» REQUIRED TASK: Type out the complete listing below word for word, without its pictures.

» DATASET SECTION:
* * * * * * *

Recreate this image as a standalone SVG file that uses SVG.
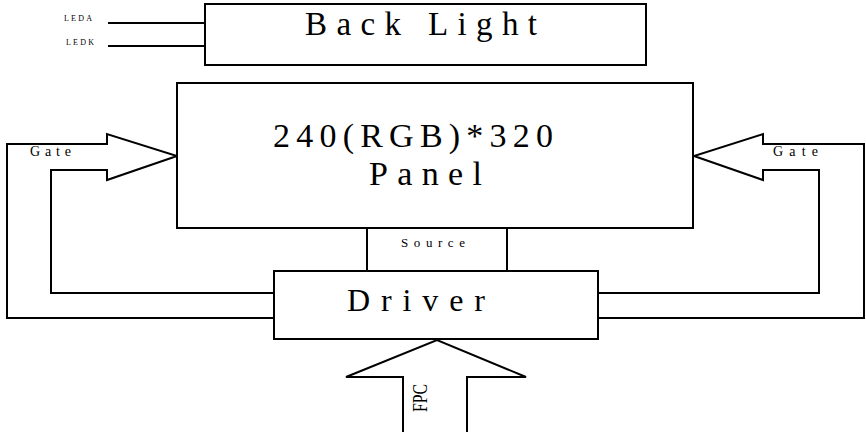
<svg xmlns="http://www.w3.org/2000/svg" width="866" height="432" viewBox="0 0 866 432">
<style>
.ln{fill:none;stroke:#000;stroke-width:2;stroke-linejoin:miter}
.bx{fill:#fff;stroke:#000;stroke-width:2}
.t{font-family:"Liberation Serif","DejaVu Serif",serif;fill:#000}
</style>
<rect width="866" height="432" fill="#fff"/>
<g id="connectors">
<line class="ln" x1="108" y1="23" x2="205" y2="23"/>
<line class="ln" x1="108" y1="46" x2="205" y2="46"/>
<path id="gate-left" class="ln" d="M274,318 H7 V144 H107 V134 L177,156 L107,180 V170 H51 V293 H274"/>
<path id="gate-right" class="ln" d="M598,318 H864 V144 H763 V134 L694,156 L763,180 V170 H819 V293 H598"/>
<path id="fpc" class="ln" d="M403,432 V377 H346 L437,340 L526,377 H467 V432"/>
</g>
<g id="backlight">
<rect class="bx" x="205" y="4" width="441" height="61"/>
<text class="t" x="305" y="35" font-size="33" textLength="232">Back Light</text>
</g>
<g id="leds">
<text class="t" x="64" y="21" font-size="8" textLength="28">LEDA</text>
<text class="t" x="66" y="45" font-size="8" textLength="28">LEDK</text>
</g>
<g id="panel">
<rect class="bx" x="177" y="83" width="516" height="145"/>
<text class="t" x="273" y="147" font-size="34" textLength="280">240(RGB)*320</text>
<text class="t" x="369" y="185" font-size="34" textLength="113">Panel</text>
</g>
<g id="source">
<rect class="bx" x="367" y="228" width="140" height="43"/>
<text class="t" x="401" y="247" font-size="13" textLength="64">Source</text>
</g>
<g id="driver">
<rect class="bx" x="274" y="271" width="324" height="68"/>
<text class="t" x="347" y="311" font-size="32" textLength="138">Driver</text>
</g>
<g id="labels">
<text class="t" x="30" y="156" font-size="14" textLength="41">Gate</text>
<text class="t" x="773" y="156" font-size="14" textLength="45">Gate</text>
<text class="t" transform="translate(427,412) rotate(-90)" font-size="20" textLength="28" lengthAdjust="spacingAndGlyphs">FPC</text>
</g>
</svg>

* * * * * * *

» OUTPUT FOR THIS TASK:
Recreate this image as a standalone SVG file that uses SVG.
<svg xmlns="http://www.w3.org/2000/svg" width="866" height="432" viewBox="0 0 866 432">
<style>
.ln{fill:none;stroke:#000;stroke-width:2;stroke-linejoin:miter}
.bx{fill:#fff;stroke:#000;stroke-width:2}
.t{font-family:"Liberation Serif","DejaVu Serif",serif;fill:#000}
</style>
<rect width="866" height="432" fill="#fff"/>
<g id="connectors">
<line class="ln" x1="108" y1="23" x2="205" y2="23"/>
<line class="ln" x1="108" y1="46" x2="205" y2="46"/>
<path id="gate-left" class="ln" d="M274,318 H7 V144 H107 V134 L177,156 L107,180 V170 H51 V293 H274"/>
<path id="gate-right" class="ln" d="M598,318 H864 V144 H763 V134 L694,156 L763,180 V170 H819 V293 H598"/>
<path id="fpc" class="ln" d="M403,432 V377 H346 L437,340 L526,377 H467 V432"/>
</g>
<g id="backlight">
<rect class="bx" x="205" y="4" width="441" height="61"/>
<text class="t" x="305" y="35" font-size="33" textLength="232">Back Light</text>
</g>
<g id="leds">
<text class="t" x="64" y="21" font-size="8" textLength="28">LEDA</text>
<text class="t" x="66" y="45" font-size="8" textLength="28">LEDK</text>
</g>
<g id="panel">
<rect class="bx" x="177" y="83" width="516" height="145"/>
<text class="t" x="273" y="147" font-size="34" textLength="280">240(RGB)*320</text>
<text class="t" x="369" y="185" font-size="34" textLength="113">Panel</text>
</g>
<g id="source">
<rect class="bx" x="367" y="228" width="140" height="43"/>
<text class="t" x="401" y="247" font-size="13" textLength="64">Source</text>
</g>
<g id="driver">
<rect class="bx" x="274" y="271" width="324" height="68"/>
<text class="t" x="347" y="311" font-size="32" textLength="138">Driver</text>
</g>
<g id="labels">
<text class="t" x="30" y="156" font-size="14" textLength="41">Gate</text>
<text class="t" x="773" y="156" font-size="14" textLength="45">Gate</text>
<text class="t" transform="translate(427,412) rotate(-90)" font-size="20" textLength="28" lengthAdjust="spacingAndGlyphs">FPC</text>
</g>
</svg>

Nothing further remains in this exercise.